3D-printer customised to make OLED displays
Image credit: McAlpine Group, University of Minnesota
A customised 3D-printer has been developed that can produce flexible, organic light-emitting diode (OLED) displays for the first time.
Researchers at the University of Minnesota Twin Cities believe the discovery could result in low-cost OLED displays in the future that could be widely produced using 3D printers by anyone at home, instead of by technicians in expensive microfabrication facilities.
The OLED display technology is based on the conversion of electricity into light using an organic material layer and are widely used in both large-scale devices such as television screens and monitors as well as handheld electronics such as smartphones.
“OLED displays are usually produced in big, expensive, ultra-clean fabrication facilities,” said Michael McAlpine, senior author of the study.
“We wanted to see if we could basically condense all of that down and print an OLED display on our table-top 3D printer, which was custom built and costs about the same as a Tesla Model S.”
The group had previously tried 3D printing OLED displays, but they struggled with the uniformity of the light-emitting layers.
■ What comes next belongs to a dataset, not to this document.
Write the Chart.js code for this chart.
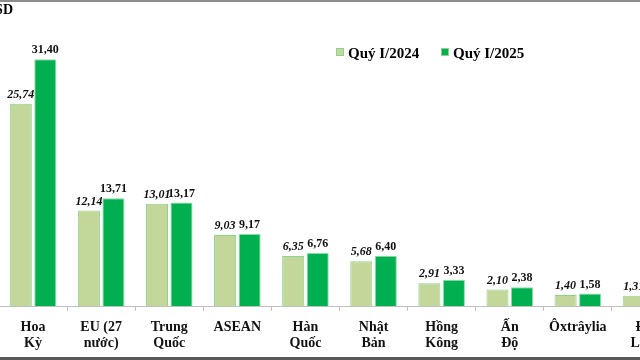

Other groups partially printed displays but also relied on spin-coating or thermal evaporation to deposit certain components and create functional devices.
The team combined two different modes of printing in order to produce the six device layers needed for the displays.
The electrodes, interconnects, insulation, and encapsulation were all extrusion printed, while the active layers were spray printed using the same 3D printer at room temperature. The display prototype was about 1.5 inches on each side and had 64 pixels. Every pixel worked and displayed light.
“I thought I would get something, but maybe not a fully working display,” said Ruitao Su, first author of the study. “Then it turns out all the pixels were working and I can display the text I designed. My first reaction was ‘It is real!’ I was not able to sleep, the whole night.”
The 3D-printed display was also flexible and could be packaged in an encapsulating material which makes it possible to be useful in a wide variety of applications.
“The device exhibited a relatively stable emission over the 2,000 bending cycles, suggesting that fully 3D printed OLEDs can potentially be used for important applications in soft electronics and wearable devices,” Su said.
The researchers now plan to 3D print OLED displays that are higher resolution with improved brightness.
“The nice part about our research is that the manufacturing is all built in, so we’re not talking 20 years out with some ‘pie in the sky’ vision,” McAlpine said. “This is something that we actually manufactured in the lab and it is not hard to imagine that you could translate this to printing all kinds of displays ourselves at home or on the go within just a few years, on a small portable printer.”
In September, South Korean researchers created an ultrathin quantum dot LED variant that can be folded as freely as paper into various 3D structures such as butterflies, aeroplanes and pyramids.